Each of those resisistors splits the voltage with that 24K resistor in the ratio of R:24K
The formula to calculate the voltage that the cpu reads is R/(R + 24000)

If you look at the 60v resistor, it's 750 ohms, so the voltage the cpu sees is 60 × 750/(750 + 24000) = 1.82v

Now you can change the formularound for any voltage 1.82 = V × R/(R+24000), where R is the value needed to set the pot to and V is your battery voltage.

So R×R + 24000R = 1.82/V or better stll RxR + 24000R - 1.82/V = 0

Now you can solve that for R using this:

http://www.bbc.co.uk/schools/gcsebitesize/maths/algebra/quadequationshirev3.shtml

Using a =1, b= 24000 and c = -182/V
 
Wow thanks guys! When I get like an hour to figure it all out I'll post 'my' version of 'how-to', to hopefully help dumb people like me lol. It seems really simple and easy!

So the existing jumper is to select which preset for LVC, and those are the resistors in-line with the jumper pads that take down the operating pack voltage in order for the low voltage cpu to read/process.

I'm supposed to jump the properly selected trimpot from 'outside to outside', across the pin that's already jumpered and the resistor beside it in order to bypass/override original LVC with trimpot control. It can be done with any of the pad sets (60 64 72 etc, assuming original jumper is broken first) using the proper equations for correct trimpot version/range is my guess.
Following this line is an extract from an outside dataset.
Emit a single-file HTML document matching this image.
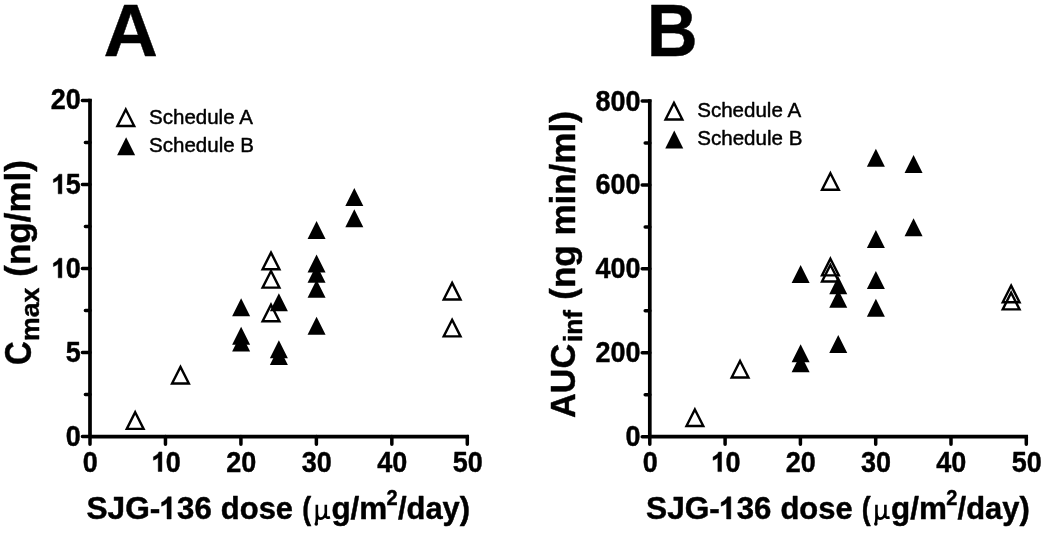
<!DOCTYPE html>
<html><head><meta charset="utf-8"><title>Figure</title>
<style>html,body{margin:0;padding:0;background:#fff}body{width:1050px;height:536px;overflow:hidden}svg{display:block;filter:grayscale(1) blur(.35px)}text{font-family:"Liberation Sans",sans-serif;font-weight:bold;fill:#000;stroke:#000;stroke-width:.45px;stroke-linejoin:round}text.r{font-weight:normal}</style>
</head><body>
<svg width="1050" height="536" viewBox="0 0 1050 536">
<rect width="1050" height="536" fill="#fff"/>
<text transform="translate(103.52 55.6) scale(1.0255 1)" font-size="73.5">A</text>
<text transform="translate(646.74 55.6) scale(0.9591 1)" font-size="73.5">B</text>
<path d="M90 98.75V436.6M90 436.6H469.05" stroke="#000" stroke-width="3.7" fill="none"/>
<path d="M82.4 436.6H90M85.4 394.59H90M82.4 352.58H90M85.4 310.56H90M82.4 268.55H90M85.4 226.54H90M82.4 184.53H90M85.4 142.51H90M82.4 100.5H90M90 436.6V444.2M165.46 436.6V444.2M240.92 436.6V444.2M316.38 436.6V444.2M391.84 436.6V444.2M467.3 436.6V444.2" stroke="#000" stroke-width="3.5" stroke-linecap="round" fill="none"/>
<text transform="translate(65.79 445.9) scale(0.9120 1)" font-size="29.6">0</text>
<text transform="translate(65.79 361.88) scale(0.9120 1)" font-size="29.6">5</text>
<path d="M61.9 277.85L58.19 277.85L58.19 263.73Q56.16 265.65 53.41 266.57L53.41 263.17Q54.86 262.69 56.56 261.36Q58.26 260.01 58.89 258.23L61.9 258.23Z" fill="#000" stroke="#000" stroke-width=".45" stroke-linejoin="round"/>
<text transform="translate(65.79 277.85) scale(0.9120 1)" font-size="29.6">0</text>
<path d="M61.9 193.83L58.19 193.83L58.19 179.71Q56.16 181.63 53.41 182.55L53.41 179.15Q54.86 178.67 56.56 177.33Q58.26 175.99 58.89 174.2L61.9 174.2Z" fill="#000" stroke="#000" stroke-width=".45" stroke-linejoin="round"/>
<text transform="translate(65.79 193.83) scale(0.9120 1)" font-size="29.6">5</text>
<text transform="translate(50.77 109.3) scale(0.9120 1)" font-size="29.6">20</text>
<text transform="translate(82.84 471.5) scale(0.9120 1)" font-size="29.6">0</text>
<path d="M161.92 471.5L158.21 471.5L158.21 457.38Q156.19 459.3 153.43 460.22L153.43 456.82Q154.88 456.34 156.58 455.01Q158.28 453.66 158.91 451.88L161.92 451.88Z" fill="#000" stroke="#000" stroke-width=".45" stroke-linejoin="round"/>
<text transform="translate(165.81 471.5) scale(0.9120 1)" font-size="29.6">0</text>
<text transform="translate(226.26 471.5) scale(0.9120 1)" font-size="29.6">20</text>
<text transform="translate(301.72 471.5) scale(0.9120 1)" font-size="29.6">30</text>
<text transform="translate(377.18 471.5) scale(0.9120 1)" font-size="29.6">40</text>
<text transform="translate(452.64 471.5) scale(0.9120 1)" font-size="29.6">50</text>
<path d="M649.8 99.25V436.7M649.8 436.7H1028.05" stroke="#000" stroke-width="3.7" fill="none"/>
<path d="M642.2 436.7H649.8M645.2 394.74H649.8M642.2 352.77H649.8M645.2 310.81H649.8M642.2 268.85H649.8M645.2 226.89H649.8M642.2 184.92H649.8M645.2 142.96H649.8M642.2 101H649.8M649.8 436.7V444.3M725.1 436.7V444.3M800.4 436.7V444.3M875.7 436.7V444.3M951 436.7V444.3M1026.3 436.7V444.3" stroke="#000" stroke-width="3.5" stroke-linecap="round" fill="none"/>
<text transform="translate(625.59 446) scale(0.9120 1)" font-size="29.6">0</text>
<text transform="translate(595.56 362.07) scale(0.9120 1)" font-size="29.6">200</text>
<text transform="translate(595.56 278.15) scale(0.9120 1)" font-size="29.6">400</text>
<text transform="translate(595.56 194.22) scale(0.9120 1)" font-size="29.6">600</text>
<text transform="translate(595.56 110.7) scale(0.9120 1)" font-size="29.6">800</text>
<text transform="translate(642.64 471.6) scale(0.9120 1)" font-size="29.6">0</text>
<path d="M721.56 471.6L717.85 471.6L717.85 457.48Q715.83 459.4 713.07 460.32L713.07 456.92Q714.52 456.44 716.22 455.11Q717.92 453.76 718.55 451.98L721.56 451.98Z" fill="#000" stroke="#000" stroke-width=".45" stroke-linejoin="round"/>
<text transform="translate(725.45 471.6) scale(0.9120 1)" font-size="29.6">0</text>
<text transform="translate(785.74 471.6) scale(0.9120 1)" font-size="29.6">20</text>
<text transform="translate(861.04 471.6) scale(0.9120 1)" font-size="29.6">30</text>
<text transform="translate(936.34 471.6) scale(0.9120 1)" font-size="29.6">40</text>
<text transform="translate(1011.64 471.6) scale(0.9120 1)" font-size="29.6">50</text>
<path d="M135.18 412.24L143.58 428.84L126.78 428.84Z" fill="none" stroke="#000" stroke-width="2.4" stroke-linejoin="miter"/>
<path d="M180.45 366.86L188.85 383.46L172.05 383.46Z" fill="none" stroke="#000" stroke-width="2.4" stroke-linejoin="miter"/>
<path d="M271 252.59L279.4 269.19L262.6 269.19Z" fill="none" stroke="#000" stroke-width="2.4" stroke-linejoin="miter"/>
<path d="M271 271.07L279.4 287.67L262.6 287.67Z" fill="none" stroke="#000" stroke-width="2.4" stroke-linejoin="miter"/>
<path d="M271 304.68L279.4 321.28L262.6 321.28Z" fill="none" stroke="#000" stroke-width="2.4" stroke-linejoin="miter"/>
<path d="M452.11 282.84L460.51 299.44L443.71 299.44Z" fill="none" stroke="#000" stroke-width="2.4" stroke-linejoin="miter"/>
<path d="M452.11 319.81L460.51 336.41L443.71 336.41Z" fill="none" stroke="#000" stroke-width="2.4" stroke-linejoin="miter"/>
<path d="M241.12 298.3L250.12 316.3L232.12 316.3Z" fill="#000"/>
<path d="M241.12 326.87L250.12 344.87L232.12 344.87Z" fill="#000"/>
<path d="M241.12 333.59L250.12 351.59L232.12 351.59Z" fill="#000"/>
<path d="M278.85 293.26L287.85 311.26L269.85 311.26Z" fill="#000"/>
<path d="M278.85 340.31L287.85 358.31L269.85 358.31Z" fill="#000"/>
<path d="M278.85 347.04L287.85 365.04L269.85 365.04Z" fill="#000"/>
<path d="M316.58 221L325.58 239L307.58 239Z" fill="#000"/>
<path d="M316.58 254.61L325.58 272.61L307.58 272.61Z" fill="#000"/>
<path d="M316.58 264.69L325.58 282.69L307.58 282.69Z" fill="#000"/>
<path d="M316.58 279.82L325.58 297.82L307.58 297.82Z" fill="#000"/>
<path d="M316.58 316.79L325.58 334.79L307.58 334.79Z" fill="#000"/>
<path d="M354.31 187.89L363.31 205.89L345.31 205.89Z" fill="#000"/>
<path d="M354.31 209.24L363.31 227.24L345.31 227.24Z" fill="#000"/>
<path d="M694.88 409.42L703.28 426.02L686.48 426.02Z" fill="none" stroke="#000" stroke-width="2.4" stroke-linejoin="miter"/>
<path d="M740.06 360.95L748.46 377.55L731.66 377.55Z" fill="none" stroke="#000" stroke-width="2.4" stroke-linejoin="miter"/>
<path d="M830.42 173.17L838.82 189.77L822.02 189.77Z" fill="none" stroke="#000" stroke-width="2.4" stroke-linejoin="miter"/>
<path d="M830.42 258.77L838.82 275.37L822.02 275.37Z" fill="none" stroke="#000" stroke-width="2.4" stroke-linejoin="miter"/>
<path d="M830.42 264.94L838.82 281.54L822.02 281.54Z" fill="none" stroke="#000" stroke-width="2.4" stroke-linejoin="miter"/>
<path d="M1011.14 285.63L1019.54 302.23L1002.74 302.23Z" fill="none" stroke="#000" stroke-width="2.4" stroke-linejoin="miter"/>
<path d="M1011.14 292.76L1019.54 309.36L1002.74 309.36Z" fill="none" stroke="#000" stroke-width="2.4" stroke-linejoin="miter"/>
<path d="M800.6 264.99L809.6 282.99L791.6 282.99Z" fill="#000"/>
<path d="M800.6 344.29L809.6 362.29L791.6 362.29Z" fill="#000"/>
<path d="M800.6 354.16L809.6 372.16L791.6 372.16Z" fill="#000"/>
<path d="M838.25 276.32L847.25 294.32L829.25 294.32Z" fill="#000"/>
<path d="M838.25 289.74L847.25 307.74L829.25 307.74Z" fill="#000"/>
<path d="M838.25 335.06L847.25 353.06L829.25 353.06Z" fill="#000"/>
<path d="M875.9 148.75L884.9 166.75L866.9 166.75Z" fill="#000"/>
<path d="M875.9 229.9L884.9 247.9L866.9 247.9Z" fill="#000"/>
<path d="M875.9 270.99L884.9 288.99L866.9 288.99Z" fill="#000"/>
<path d="M875.9 298.68L884.9 316.68L866.9 316.68Z" fill="#000"/>
<path d="M913.55 155.04L922.55 173.04L904.55 173.04Z" fill="#000"/>
<path d="M913.55 218.28L922.55 236.28L904.55 236.28Z" fill="#000"/>
<path d="M125.8 109.44L134.2 126.04L117.4 126.04Z" fill="none" stroke="#000" stroke-width="2.4" stroke-linejoin="miter"/>
<path d="M126.1 137.3L135.1 155.3L117.1 155.3Z" fill="#000"/>
<text class="r" transform="translate(149.03 124.3) scale(0.9818 1)" font-size="20.9">Schedule A</text>
<text class="r" transform="translate(149.03 152) scale(0.9827 1)" font-size="20.9">Schedule B</text>
<path d="M673.95 102.84L682.35 119.44L665.55 119.44Z" fill="none" stroke="#000" stroke-width="2.4" stroke-linejoin="miter"/>
<path d="M674.25 130.5L683.25 148.5L665.25 148.5Z" fill="#000"/>
<text class="r" transform="translate(697.17 117.1) scale(0.9841 1)" font-size="20.9">Schedule A</text>
<text class="r" transform="translate(697.17 145) scale(0.9851 1)" font-size="20.9">Schedule B</text>
<text transform="translate(86.45 519.1) scale(1.0078 1)" font-size="31.4">SJG-</text>
<path d="M171.2 519L167.01 519L167.01 502.97Q164.71 505.15 161.6 506.19L161.6 502.33Q163.24 501.79 165.16 500.27Q167.08 498.75 167.8 496.72L171.2 496.72Z" fill="#000" stroke="#000" stroke-width=".45" stroke-linejoin="round"/>
<text transform="translate(177.1 519.1) scale(0.9925 1)" font-size="31.4">36</text>
<text transform="translate(220.86 519.3) scale(0.9977 1)" font-size="31">dose</text>
<text transform="translate(302.16 519.3) scale(0.8641 1)" font-size="31">(</text>
<g transform="translate(0 0)" fill="none" stroke="#000" stroke-width="2.6" stroke-linejoin="round"><path d="M316.85 504.8V519L316.25 524.2M316.9 512.5C317.1 520.6 323.6 520.6 325.75 513.2M325.8 504.8V515.8Q325.9 518.6 330 517.2"/><circle cx="316.2" cy="524.1" r="1.75" fill="#000" stroke="none"/></g>
<text transform="translate(331.44 519.3) scale(1.0130 1)" font-size="31">g/m</text>
<text transform="translate(386.6 505.4) scale(0.9302 1)" font-size="21.5">2</text>
<text transform="translate(397.99 519.3) scale(0.9965 1)" font-size="31">/day)</text>
<text transform="translate(646.05 519.1) scale(1.0078 1)" font-size="31.4">SJG-</text>
<path d="M730.8 519L726.61 519L726.61 502.97Q724.31 505.15 721.2 506.19L721.2 502.33Q722.84 501.79 724.76 500.27Q726.68 498.75 727.4 496.72L730.8 496.72Z" fill="#000" stroke="#000" stroke-width=".45" stroke-linejoin="round"/>
<text transform="translate(736.7 519.1) scale(0.9925 1)" font-size="31.4">36</text>
<text transform="translate(780.46 519.3) scale(0.9977 1)" font-size="31">dose</text>
<text transform="translate(861.76 519.3) scale(0.8641 1)" font-size="31">(</text>
<g transform="translate(559.6 0)" fill="none" stroke="#000" stroke-width="2.6" stroke-linejoin="round"><path d="M316.85 504.8V519L316.25 524.2M316.9 512.5C317.1 520.6 323.6 520.6 325.75 513.2M325.8 504.8V515.8Q325.9 518.6 330 517.2"/><circle cx="316.2" cy="524.1" r="1.75" fill="#000" stroke="none"/></g>
<text transform="translate(891.04 519.3) scale(1.0130 1)" font-size="31">g/m</text>
<text transform="translate(946.2 505.4) scale(0.9302 1)" font-size="21.5">2</text>
<text transform="translate(957.59 519.3) scale(0.9965 1)" font-size="31">/day)</text>
<text transform="translate(30.6 365.12) rotate(-90) scale(0.8986 1)" font-size="36.7">C</text>
<text transform="translate(38.65 341.03) rotate(-90) scale(1.0256 1)" font-size="26">max</text>
<text transform="translate(30.2 276.65) rotate(-90) scale(1.0103 1)" font-size="34.6">(ng/ml)</text>
<text transform="translate(575 417.95) rotate(-90) scale(0.9711 1)" font-size="35.2">AUC</text>
<text transform="translate(582.3 341.94) rotate(-90) scale(0.9905 1)" font-size="26.5">inf</text>
<text transform="translate(575 299.65) rotate(-90) scale(1.0112 1)" font-size="34.6">(ng min/ml)</text>
</svg>
</body></html>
And then when the cpu sees a slightly different voltage (within 0-5v range I'm guessing), it sets and enforces the new LVC accordingly. Cool! Now I just need a bit to do the formula comprehension and actual equating for trimpot selection . . . 9s battery enroute to make topspeed reasonable on 29's and improve torque/efficiency curves.
 
nutspecial said:
And then when the cpu sees a slightly different voltage (within 0-5v range I'm guessing), it sets and enforces the new LVC accordingly. Cool!
That's the theory.

There is the unlikely (because this one has jumpers) possibility that it is like some of the dual-voltage controllers where the MCU detects a voltage within a certain range, and then it "assumes" that the pack is then a certain type that has a specific HVC and LVC. If voltage then falls outside that range, the MCU shuts the controller down. But if the initial voltage doesnt' fall within one of it's specific ranges it's programmed for, then it never activates the controller.